Je me réjouis de ce que cette nouvelle organisation pourra faire en faveur de vos corelégionnaires de Russie Soviétique dont la situation ne laisse pas mon Gouvernement indifférent, puisque très nombreuses ont été les démarches effectuées en leur faveur, comme j’ai eu l’occasion de le dire récemment à Anatoli Chtcharanski et à certains hauts responsables de la Communauté juive mondiale, quand j’ai eu le plaisir et l’honneur de les rencontrer. C’est encore un combat qui nous est commun.

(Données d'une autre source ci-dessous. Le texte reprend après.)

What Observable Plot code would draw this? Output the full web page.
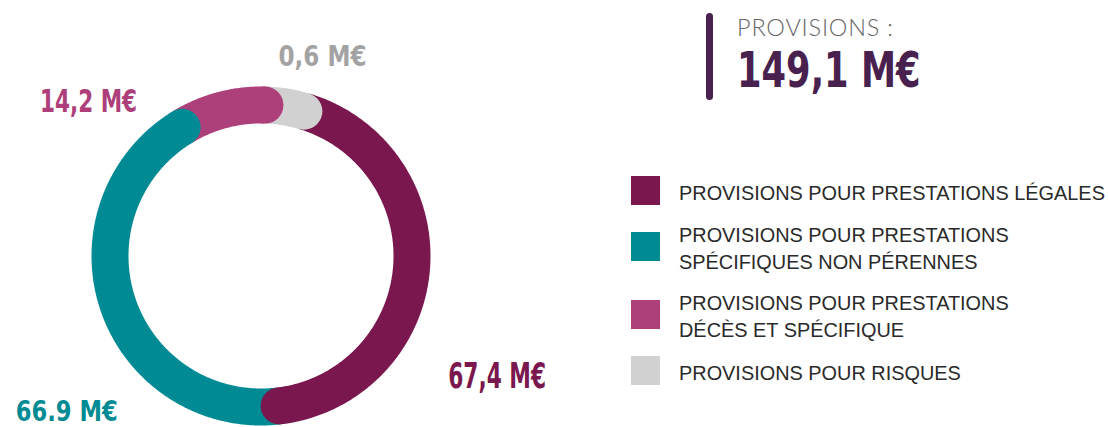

Voilà, monsieur le Président, mesdames et messieurs, ce que je tenais à vous dire ce soir. Nombreuses, je crois, sont les préoccupations qui nous unissent. Même si sur tel ou tel point nos vues ne sont pas exactement les mêmes, il y a entre le Gouvernement et la Communauté juive française assez de respect et d’estime réciproques pour que nous puissions nous rejoindre sur l’essentiel. Nous avons beaucoup à construire ensemble, à imaginer ensemble, nous avons des valeurs fondamentales à défendre, dont la moindre n’est pas le respect et la personne et l’attachement aux principes démocratiques. Je compte sur votre communauté comme sur chaque communauté qui compose notre paysage national pour aborder avec confiance notre avenir commun.